Codes are as following:

var fetch = require('node-fetch')

function fetchA(){
  fetch('https://github.com/keegoo')
    .then(response => console.log('fetchA'))
    .then(fetchB)
    .then(fetchC)
    .then(() => console.log('hi'))
}

function fetchB(){
  fetch('https://github.com/keegoo/trigger')
    .then(response => console.log('fetchB'))
}

function fetchC(){
  fetch('https://github.com/keegoo/trigger/tree/master/app')
    .then(response => console.log('fetchC'))

}
// call 
fetchA()

Inside fetchA, I called fetchB and fetchC.

I'm expecting the output should be:

fetchA
fetchB
fetchC
hi

instead, it's:

fetchA
hi
fetchC
fetchB 

Why?

If I need the output to be fetchA -> fetchB -> fetchC -> Hi, what should I do?

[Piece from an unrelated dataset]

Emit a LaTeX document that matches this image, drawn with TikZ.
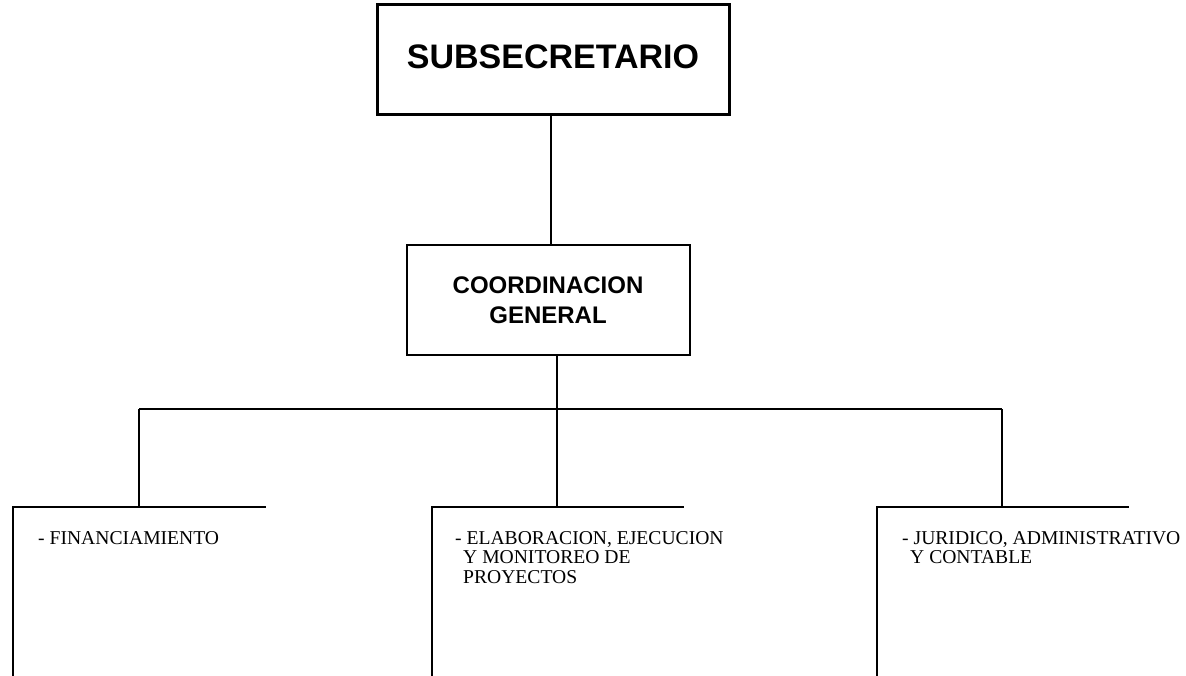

Your fetchB and fetchC should return the promises from fetch, otherwise the subsequent calls like .then(fetchB) are resolved immediately.

function fetchB(){
  return fetch('https://github.com/keegoo/trigger')
    .then(response => console.log('fetchB'))
}

function fetchC(){
  return fetch('https://github.com/keegoo/trigger/tree/master/app')
    .then(response => console.log('fetchC'))
}

You need to return promise !!!

You need to know following two facts before understanding the reason.

1. return value of a promise(then here) will be passed to the next promise(next then).

Promise.resolve('A')
  .then(x => {
    console.log(x)  // output A
    return 'B'
  }) 
  .then(x => {
    console.log(x)  // output B
                    // no return here !
  })
  .then(x => {
    console.log(x)  // output undefined, cause the **previous** `then` didn't return anything
    return 'C' 
  })
  .then(x => {
    console.log(x)  // output C
    return 'D'
  })// promise chain goes on ...

2. a promise chain, e.g. fetch().then().then().then()..., will return immediately.

// here blockA simulate a heavy operation: 3000 ms later, 'A' will be returned.
const blockA = new Promise((resolve, reject) => setTimeout(() => resolve('A'), 3000))

blockA
.then(x => {
  console.log(x)
  return 'B'
})
.then(x => {
  console.log(x)
  return 'c'
}) // chains goes on ...

console.log('Hello world')

No matter how long the promise chain is, 'Hello world' always output first, which means the promise chain returned immediately. Until blockA been resolved sometime later, the following thens will be executed(callback).

In your case:

fetchB and fetchC will return immediately, right?

function fetchA(){
  fetch('https://github.com/keegoo')
    .then(response => console.log('fetchA'))  // when 'https://...' responded, this promise been execute, output fetchA
    .then(fetchB)   // then fetchB be executed, but return immediately.
    .then(fetchC)   // then fetchC be executed, but return immedidately again.
    .then(() => console.log('hi'))  // then output 'hi'
}

// sometime in the future, when the `fetch`s inside fetchB and fetchC got responses, the `console.log`s then be executed.

So if you return fetch().then().then(), the promise chain will be bought to the next promise, and will be resolved fully before moving on.